— BEGIN —
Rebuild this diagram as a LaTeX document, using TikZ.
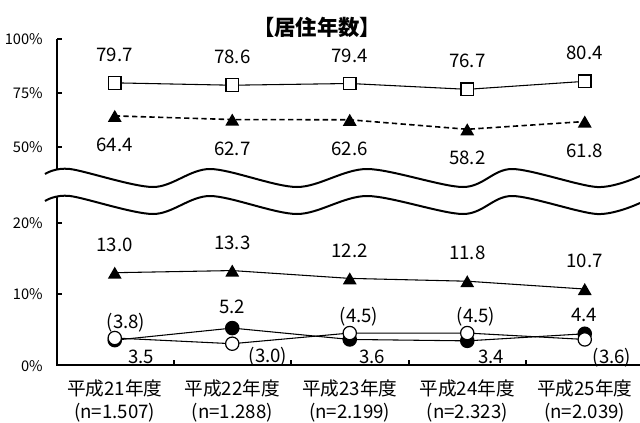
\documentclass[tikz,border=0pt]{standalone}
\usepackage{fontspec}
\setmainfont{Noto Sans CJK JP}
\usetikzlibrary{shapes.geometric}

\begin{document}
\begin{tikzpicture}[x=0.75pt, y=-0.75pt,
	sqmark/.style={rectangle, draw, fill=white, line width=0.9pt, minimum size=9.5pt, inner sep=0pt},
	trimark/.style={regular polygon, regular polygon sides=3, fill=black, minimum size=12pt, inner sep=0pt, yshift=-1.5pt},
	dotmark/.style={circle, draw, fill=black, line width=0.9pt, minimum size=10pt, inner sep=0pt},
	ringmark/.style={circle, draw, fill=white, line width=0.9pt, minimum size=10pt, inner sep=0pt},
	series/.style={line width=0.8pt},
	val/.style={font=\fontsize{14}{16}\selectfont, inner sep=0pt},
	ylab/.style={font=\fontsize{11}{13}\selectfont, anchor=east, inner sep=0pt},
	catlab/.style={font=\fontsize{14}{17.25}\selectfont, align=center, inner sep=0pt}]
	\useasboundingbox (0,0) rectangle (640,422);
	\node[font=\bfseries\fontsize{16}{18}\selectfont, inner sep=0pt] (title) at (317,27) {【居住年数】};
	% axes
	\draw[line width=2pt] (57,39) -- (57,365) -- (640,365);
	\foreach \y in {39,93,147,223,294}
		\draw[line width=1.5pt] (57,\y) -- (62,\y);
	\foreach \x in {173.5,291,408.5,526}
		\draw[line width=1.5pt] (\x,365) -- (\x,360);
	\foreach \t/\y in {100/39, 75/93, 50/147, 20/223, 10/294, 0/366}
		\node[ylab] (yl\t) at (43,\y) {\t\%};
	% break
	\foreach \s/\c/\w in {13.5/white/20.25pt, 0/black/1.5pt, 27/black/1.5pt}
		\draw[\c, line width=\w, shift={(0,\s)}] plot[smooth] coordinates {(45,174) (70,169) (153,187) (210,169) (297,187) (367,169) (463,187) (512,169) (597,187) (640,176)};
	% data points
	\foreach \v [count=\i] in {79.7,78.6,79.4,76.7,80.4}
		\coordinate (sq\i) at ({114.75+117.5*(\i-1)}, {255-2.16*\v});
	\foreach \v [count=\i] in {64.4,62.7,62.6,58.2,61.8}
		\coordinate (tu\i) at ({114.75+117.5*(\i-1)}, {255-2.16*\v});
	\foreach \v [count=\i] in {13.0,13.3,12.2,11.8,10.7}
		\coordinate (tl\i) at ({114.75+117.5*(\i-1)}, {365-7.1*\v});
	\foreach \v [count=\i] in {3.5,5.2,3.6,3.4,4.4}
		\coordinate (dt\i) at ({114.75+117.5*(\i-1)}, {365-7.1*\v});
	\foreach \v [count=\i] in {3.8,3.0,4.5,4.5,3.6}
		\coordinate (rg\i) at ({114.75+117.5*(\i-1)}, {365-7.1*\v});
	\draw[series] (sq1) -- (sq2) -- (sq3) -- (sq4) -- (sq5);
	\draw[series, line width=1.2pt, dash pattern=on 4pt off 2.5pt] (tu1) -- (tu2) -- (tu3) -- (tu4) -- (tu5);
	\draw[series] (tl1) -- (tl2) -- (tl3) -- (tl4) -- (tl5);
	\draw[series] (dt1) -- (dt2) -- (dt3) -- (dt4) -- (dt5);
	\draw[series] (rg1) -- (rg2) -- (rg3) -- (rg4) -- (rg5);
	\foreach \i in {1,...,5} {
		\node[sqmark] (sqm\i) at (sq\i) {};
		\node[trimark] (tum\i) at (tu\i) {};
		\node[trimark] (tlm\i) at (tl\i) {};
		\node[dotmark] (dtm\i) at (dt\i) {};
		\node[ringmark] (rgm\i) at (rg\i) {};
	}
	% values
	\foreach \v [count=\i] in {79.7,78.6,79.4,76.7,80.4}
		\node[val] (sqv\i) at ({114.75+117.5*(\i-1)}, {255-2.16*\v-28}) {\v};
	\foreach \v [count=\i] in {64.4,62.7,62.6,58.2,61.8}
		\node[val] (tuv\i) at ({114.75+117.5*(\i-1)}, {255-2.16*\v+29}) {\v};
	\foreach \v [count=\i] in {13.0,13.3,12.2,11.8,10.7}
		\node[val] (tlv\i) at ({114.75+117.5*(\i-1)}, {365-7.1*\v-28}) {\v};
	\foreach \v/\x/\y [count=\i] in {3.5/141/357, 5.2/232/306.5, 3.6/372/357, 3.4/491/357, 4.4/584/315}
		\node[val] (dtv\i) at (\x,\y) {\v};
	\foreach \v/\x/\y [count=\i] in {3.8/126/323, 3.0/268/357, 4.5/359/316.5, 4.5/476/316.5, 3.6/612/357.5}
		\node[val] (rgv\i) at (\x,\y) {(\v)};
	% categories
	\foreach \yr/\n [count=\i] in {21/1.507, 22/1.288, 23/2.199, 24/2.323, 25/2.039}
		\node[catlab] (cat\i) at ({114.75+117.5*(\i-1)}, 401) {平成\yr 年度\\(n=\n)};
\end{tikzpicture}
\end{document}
— END —
- [STATED GOAL]
Make an exact copy of all the material, but keep the pictures out of it.

- [SOLUTION]
Rebuild this diagram as a LaTeX document, using TikZ.
\documentclass[tikz,border=0pt]{standalone}
\usepackage{fontspec}
\setmainfont{Noto Sans CJK JP}
\usetikzlibrary{shapes.geometric}

\begin{document}
\begin{tikzpicture}[x=0.75pt, y=-0.75pt,
	sqmark/.style={rectangle, draw, fill=white, line width=0.9pt, minimum size=9.5pt, inner sep=0pt},
	trimark/.style={regular polygon, regular polygon sides=3, fill=black, minimum size=12pt, inner sep=0pt, yshift=-1.5pt},
	dotmark/.style={circle, draw, fill=black, line width=0.9pt, minimum size=10pt, inner sep=0pt},
	ringmark/.style={circle, draw, fill=white, line width=0.9pt, minimum size=10pt, inner sep=0pt},
	series/.style={line width=0.8pt},
	val/.style={font=\fontsize{14}{16}\selectfont, inner sep=0pt},
	ylab/.style={font=\fontsize{11}{13}\selectfont, anchor=east, inner sep=0pt},
	catlab/.style={font=\fontsize{14}{17.25}\selectfont, align=center, inner sep=0pt}]
	\useasboundingbox (0,0) rectangle (640,422);
	\node[font=\bfseries\fontsize{16}{18}\selectfont, inner sep=0pt] (title) at (317,27) {【居住年数】};
	% axes
	\draw[line width=2pt] (57,39) -- (57,365) -- (640,365);
	\foreach \y in {39,93,147,223,294}
		\draw[line width=1.5pt] (57,\y) -- (62,\y);
	\foreach \x in {173.5,291,408.5,526}
		\draw[line width=1.5pt] (\x,365) -- (\x,360);
	\foreach \t/\y in {100/39, 75/93, 50/147, 20/223, 10/294, 0/366}
		\node[ylab] (yl\t) at (43,\y) {\t\%};
	% break
	\foreach \s/\c/\w in {13.5/white/20.25pt, 0/black/1.5pt, 27/black/1.5pt}
		\draw[\c, line width=\w, shift={(0,\s)}] plot[smooth] coordinates {(45,174) (70,169) (153,187) (210,169) (297,187) (367,169) (463,187) (512,169) (597,187) (640,176)};
	% data points
	\foreach \v [count=\i] in {79.7,78.6,79.4,76.7,80.4}
		\coordinate (sq\i) at ({114.75+117.5*(\i-1)}, {255-2.16*\v});
	\foreach \v [count=\i] in {64.4,62.7,62.6,58.2,61.8}
		\coordinate (tu\i) at ({114.75+117.5*(\i-1)}, {255-2.16*\v});
	\foreach \v [count=\i] in {13.0,13.3,12.2,11.8,10.7}
		\coordinate (tl\i) at ({114.75+117.5*(\i-1)}, {365-7.1*\v});
	\foreach \v [count=\i] in {3.5,5.2,3.6,3.4,4.4}
		\coordinate (dt\i) at ({114.75+117.5*(\i-1)}, {365-7.1*\v});
	\foreach \v [count=\i] in {3.8,3.0,4.5,4.5,3.6}
		\coordinate (rg\i) at ({114.75+117.5*(\i-1)}, {365-7.1*\v});
	\draw[series] (sq1) -- (sq2) -- (sq3) -- (sq4) -- (sq5);
	\draw[series, line width=1.2pt, dash pattern=on 4pt off 2.5pt] (tu1) -- (tu2) -- (tu3) -- (tu4) -- (tu5);
	\draw[series] (tl1) -- (tl2) -- (tl3) -- (tl4) -- (tl5);
	\draw[series] (dt1) -- (dt2) -- (dt3) -- (dt4) -- (dt5);
	\draw[series] (rg1) -- (rg2) -- (rg3) -- (rg4) -- (rg5);
	\foreach \i in {1,...,5} {
		\node[sqmark] (sqm\i) at (sq\i) {};
		\node[trimark] (tum\i) at (tu\i) {};
		\node[trimark] (tlm\i) at (tl\i) {};
		\node[dotmark] (dtm\i) at (dt\i) {};
		\node[ringmark] (rgm\i) at (rg\i) {};
	}
	% values
	\foreach \v [count=\i] in {79.7,78.6,79.4,76.7,80.4}
		\node[val] (sqv\i) at ({114.75+117.5*(\i-1)}, {255-2.16*\v-28}) {\v};
	\foreach \v [count=\i] in {64.4,62.7,62.6,58.2,61.8}
		\node[val] (tuv\i) at ({114.75+117.5*(\i-1)}, {255-2.16*\v+29}) {\v};
	\foreach \v [count=\i] in {13.0,13.3,12.2,11.8,10.7}
		\node[val] (tlv\i) at ({114.75+117.5*(\i-1)}, {365-7.1*\v-28}) {\v};
	\foreach \v/\x/\y [count=\i] in {3.5/141/357, 5.2/232/306.5, 3.6/372/357, 3.4/491/357, 4.4/584/315}
		\node[val] (dtv\i) at (\x,\y) {\v};
	\foreach \v/\x/\y [count=\i] in {3.8/126/323, 3.0/268/357, 4.5/359/316.5, 4.5/476/316.5, 3.6/612/357.5}
		\node[val] (rgv\i) at (\x,\y) {(\v)};
	% categories
	\foreach \yr/\n [count=\i] in {21/1.507, 22/1.288, 23/2.199, 24/2.323, 25/2.039}
		\node[catlab] (cat\i) at ({114.75+117.5*(\i-1)}, 401) {平成\yr 年度\\(n=\n)};
\end{tikzpicture}
\end{document}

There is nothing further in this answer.